For many local businesses advertising is thought of as one of those expensive but necessary things that you just have to do. Just bite the bullet, so the thought process goes, because what choice do you have?

Whether you choose a professional marketer or opt to do it yourself, you will have some basic choices to consider – like where to advertise. Gone are the days of Newspapers and Yellow Pages, which should make the process a bit less of a shot in the dark. For many, the natural choice is Facebook and Instagram. After all, Facebook doesn’t stop reminding us of how many people we can reach with just $5/day. Or maybe we don’t feel like we have many other options. 

You don’t need me to tell you that Facebook has a way of being manipulative; their whole business model has been built on profiting off our vulnerability, and this rings extra true for new advertisers. While you wait for your phone to ring, apparently a billion people could see your ad.

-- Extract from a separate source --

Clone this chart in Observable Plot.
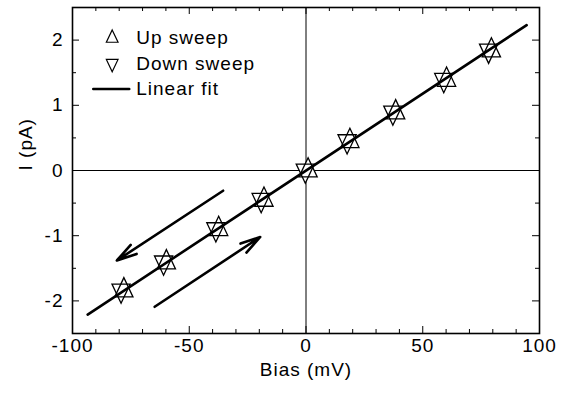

Okay, I’m exaggerating, but the metrics Facebook dangles sure do look promising. Just think about all those views, and clicks, and the endless streams of appointments that just don’t stop. 

Most local business owners are way too busy to spend time learning how to properly use Facebook’s Ad Manager. And Facebook doesn’t exactly make it clear that to deploy effective ads you need a sophisticated A/B testing strategy and complex targeting optimization techniques…oh, and as an initial budget at least 10x more than $5/day.

Let me geek out a little bit by telling you the reason.  Facebook’s computer models (algorithm) can only determine the behavior of your audience by having a sufficiently large sample size (at a minimum of 10,000 people) and by learning their behavioral response to your ad over enough time (between 2-4 weeks). But that audience may not be the most relevant so you need to test those 10,000 people against a different audience. And in the initial phase of a campaign, you probably need to test 10 different audiences for about a month to determine which is best. That makes $5 for 10 audiences per day. So you’ll be paying $1500 for the first month to determine the most successful audience. 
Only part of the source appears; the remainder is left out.